What the task requires ->
Make an exact copy of the data below, leaving out every picture.

Provided data ->
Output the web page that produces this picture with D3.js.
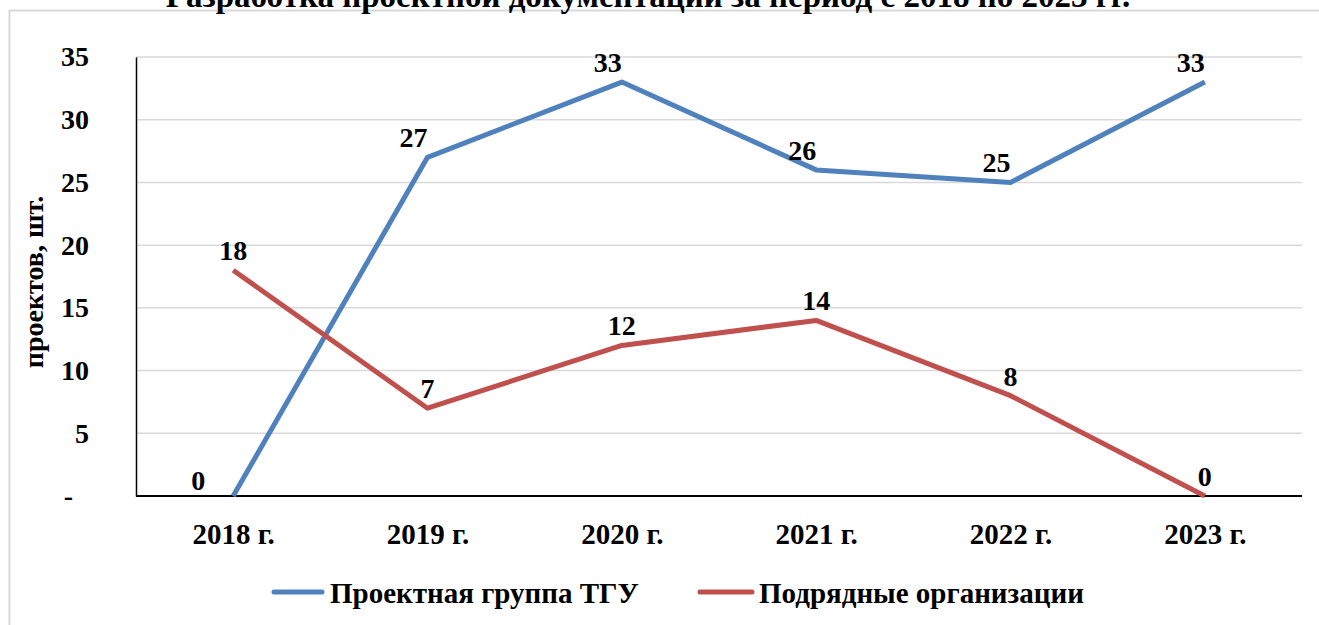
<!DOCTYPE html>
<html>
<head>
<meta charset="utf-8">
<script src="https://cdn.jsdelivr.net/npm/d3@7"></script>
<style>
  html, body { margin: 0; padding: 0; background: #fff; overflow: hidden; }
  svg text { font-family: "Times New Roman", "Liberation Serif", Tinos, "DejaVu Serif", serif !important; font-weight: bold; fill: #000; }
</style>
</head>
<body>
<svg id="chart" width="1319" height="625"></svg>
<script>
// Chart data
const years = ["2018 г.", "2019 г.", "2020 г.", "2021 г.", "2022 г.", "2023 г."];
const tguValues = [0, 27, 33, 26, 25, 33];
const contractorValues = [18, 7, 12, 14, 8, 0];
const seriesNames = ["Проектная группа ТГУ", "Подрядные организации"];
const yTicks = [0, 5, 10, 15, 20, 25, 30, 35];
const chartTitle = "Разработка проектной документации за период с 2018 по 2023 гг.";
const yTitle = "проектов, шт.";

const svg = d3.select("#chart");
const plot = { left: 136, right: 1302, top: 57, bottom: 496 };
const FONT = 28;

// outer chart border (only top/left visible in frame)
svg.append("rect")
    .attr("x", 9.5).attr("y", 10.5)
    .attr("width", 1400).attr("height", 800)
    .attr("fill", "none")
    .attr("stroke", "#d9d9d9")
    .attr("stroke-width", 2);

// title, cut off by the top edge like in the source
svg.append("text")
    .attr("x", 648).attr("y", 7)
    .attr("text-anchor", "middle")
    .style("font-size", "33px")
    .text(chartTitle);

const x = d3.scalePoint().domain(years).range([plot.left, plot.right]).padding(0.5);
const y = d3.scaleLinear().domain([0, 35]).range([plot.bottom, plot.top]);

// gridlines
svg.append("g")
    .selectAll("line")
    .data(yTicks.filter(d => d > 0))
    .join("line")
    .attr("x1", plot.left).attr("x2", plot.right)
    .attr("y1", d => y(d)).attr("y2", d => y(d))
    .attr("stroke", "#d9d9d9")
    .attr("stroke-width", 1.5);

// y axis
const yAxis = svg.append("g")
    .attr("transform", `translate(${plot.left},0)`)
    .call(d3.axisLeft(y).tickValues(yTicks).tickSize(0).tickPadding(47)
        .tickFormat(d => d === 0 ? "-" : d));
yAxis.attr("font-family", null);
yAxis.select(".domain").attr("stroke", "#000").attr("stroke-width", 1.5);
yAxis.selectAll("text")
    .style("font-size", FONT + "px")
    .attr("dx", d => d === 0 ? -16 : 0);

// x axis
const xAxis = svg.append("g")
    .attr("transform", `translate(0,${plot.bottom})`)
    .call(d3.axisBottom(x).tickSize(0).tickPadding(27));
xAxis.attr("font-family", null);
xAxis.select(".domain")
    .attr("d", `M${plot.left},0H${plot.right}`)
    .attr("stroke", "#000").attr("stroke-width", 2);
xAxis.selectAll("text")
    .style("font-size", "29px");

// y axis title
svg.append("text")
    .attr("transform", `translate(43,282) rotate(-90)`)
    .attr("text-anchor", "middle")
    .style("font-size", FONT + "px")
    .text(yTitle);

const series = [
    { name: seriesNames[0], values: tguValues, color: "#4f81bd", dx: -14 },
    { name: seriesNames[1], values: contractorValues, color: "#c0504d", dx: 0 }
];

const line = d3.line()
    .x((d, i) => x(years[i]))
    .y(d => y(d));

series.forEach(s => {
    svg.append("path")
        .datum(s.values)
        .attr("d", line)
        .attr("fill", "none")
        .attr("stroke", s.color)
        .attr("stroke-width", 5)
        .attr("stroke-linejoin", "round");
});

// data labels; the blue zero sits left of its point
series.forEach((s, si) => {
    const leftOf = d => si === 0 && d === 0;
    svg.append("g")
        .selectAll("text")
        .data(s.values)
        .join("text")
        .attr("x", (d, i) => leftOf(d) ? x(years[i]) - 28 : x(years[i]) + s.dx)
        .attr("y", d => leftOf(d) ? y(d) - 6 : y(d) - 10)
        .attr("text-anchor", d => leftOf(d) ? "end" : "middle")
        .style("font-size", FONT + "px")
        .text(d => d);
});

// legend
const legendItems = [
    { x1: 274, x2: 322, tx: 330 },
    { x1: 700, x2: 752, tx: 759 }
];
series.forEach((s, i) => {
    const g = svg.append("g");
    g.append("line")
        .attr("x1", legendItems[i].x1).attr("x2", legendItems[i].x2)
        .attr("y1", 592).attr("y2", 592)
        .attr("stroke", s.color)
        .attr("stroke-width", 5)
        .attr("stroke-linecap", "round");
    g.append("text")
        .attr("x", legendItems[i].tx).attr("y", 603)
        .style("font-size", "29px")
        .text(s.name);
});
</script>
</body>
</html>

Solution to this exercise ->
Output the web page that produces this picture with D3.js.
<!DOCTYPE html>
<html>
<head>
<meta charset="utf-8">
<script src="https://cdn.jsdelivr.net/npm/d3@7"></script>
<style>
  html, body { margin: 0; padding: 0; background: #fff; overflow: hidden; }
  svg text { font-family: "Times New Roman", "Liberation Serif", Tinos, "DejaVu Serif", serif !important; font-weight: bold; fill: #000; }
</style>
</head>
<body>
<svg id="chart" width="1319" height="625"></svg>
<script>
// Chart data
const years = ["2018 г.", "2019 г.", "2020 г.", "2021 г.", "2022 г.", "2023 г."];
const tguValues = [0, 27, 33, 26, 25, 33];
const contractorValues = [18, 7, 12, 14, 8, 0];
const seriesNames = ["Проектная группа ТГУ", "Подрядные организации"];
const yTicks = [0, 5, 10, 15, 20, 25, 30, 35];
const chartTitle = "Разработка проектной документации за период с 2018 по 2023 гг.";
const yTitle = "проектов, шт.";

const svg = d3.select("#chart");
const plot = { left: 136, right: 1302, top: 57, bottom: 496 };
const FONT = 28;

// outer chart border (only top/left visible in frame)
svg.append("rect")
    .attr("x", 9.5).attr("y", 10.5)
    .attr("width", 1400).attr("height", 800)
    .attr("fill", "none")
    .attr("stroke", "#d9d9d9")
    .attr("stroke-width", 2);

// title, cut off by the top edge like in the source
svg.append("text")
    .attr("x", 648).attr("y", 7)
    .attr("text-anchor", "middle")
    .style("font-size", "33px")
    .text(chartTitle);

const x = d3.scalePoint().domain(years).range([plot.left, plot.right]).padding(0.5);
const y = d3.scaleLinear().domain([0, 35]).range([plot.bottom, plot.top]);

// gridlines
svg.append("g")
    .selectAll("line")
    .data(yTicks.filter(d => d > 0))
    .join("line")
    .attr("x1", plot.left).attr("x2", plot.right)
    .attr("y1", d => y(d)).attr("y2", d => y(d))
    .attr("stroke", "#d9d9d9")
    .attr("stroke-width", 1.5);

// y axis
const yAxis = svg.append("g")
    .attr("transform", `translate(${plot.left},0)`)
    .call(d3.axisLeft(y).tickValues(yTicks).tickSize(0).tickPadding(47)
        .tickFormat(d => d === 0 ? "-" : d));
yAxis.attr("font-family", null);
yAxis.select(".domain").attr("stroke", "#000").attr("stroke-width", 1.5);
yAxis.selectAll("text")
    .style("font-size", FONT + "px")
    .attr("dx", d => d === 0 ? -16 : 0);

// x axis
const xAxis = svg.append("g")
    .attr("transform", `translate(0,${plot.bottom})`)
    .call(d3.axisBottom(x).tickSize(0).tickPadding(27));
xAxis.attr("font-family", null);
xAxis.select(".domain")
    .attr("d", `M${plot.left},0H${plot.right}`)
    .attr("stroke", "#000").attr("stroke-width", 2);
xAxis.selectAll("text")
    .style("font-size", "29px");

// y axis title
svg.append("text")
    .attr("transform", `translate(43,282) rotate(-90)`)
    .attr("text-anchor", "middle")
    .style("font-size", FONT + "px")
    .text(yTitle);

const series = [
    { name: seriesNames[0], values: tguValues, color: "#4f81bd", dx: -14 },
    { name: seriesNames[1], values: contractorValues, color: "#c0504d", dx: 0 }
];

const line = d3.line()
    .x((d, i) => x(years[i]))
    .y(d => y(d));

series.forEach(s => {
    svg.append("path")
        .datum(s.values)
        .attr("d", line)
        .attr("fill", "none")
        .attr("stroke", s.color)
        .attr("stroke-width", 5)
        .attr("stroke-linejoin", "round");
});

// data labels; the blue zero sits left of its point
series.forEach((s, si) => {
    const leftOf = d => si === 0 && d === 0;
    svg.append("g")
        .selectAll("text")
        .data(s.values)
        .join("text")
        .attr("x", (d, i) => leftOf(d) ? x(years[i]) - 28 : x(years[i]) + s.dx)
        .attr("y", d => leftOf(d) ? y(d) - 6 : y(d) - 10)
        .attr("text-anchor", d => leftOf(d) ? "end" : "middle")
        .style("font-size", FONT + "px")
        .text(d => d);
});

// legend
const legendItems = [
    { x1: 274, x2: 322, tx: 330 },
    { x1: 700, x2: 752, tx: 759 }
];
series.forEach((s, i) => {
    const g = svg.append("g");
    g.append("line")
        .attr("x1", legendItems[i].x1).attr("x2", legendItems[i].x2)
        .attr("y1", 592).attr("y2", 592)
        .attr("stroke", s.color)
        .attr("stroke-width", 5)
        .attr("stroke-linecap", "round");
    g.append("text")
        .attr("x", legendItems[i].tx).attr("y", 603)
        .style("font-size", "29px")
        .text(s.name);
});
</script>
</body>
</html>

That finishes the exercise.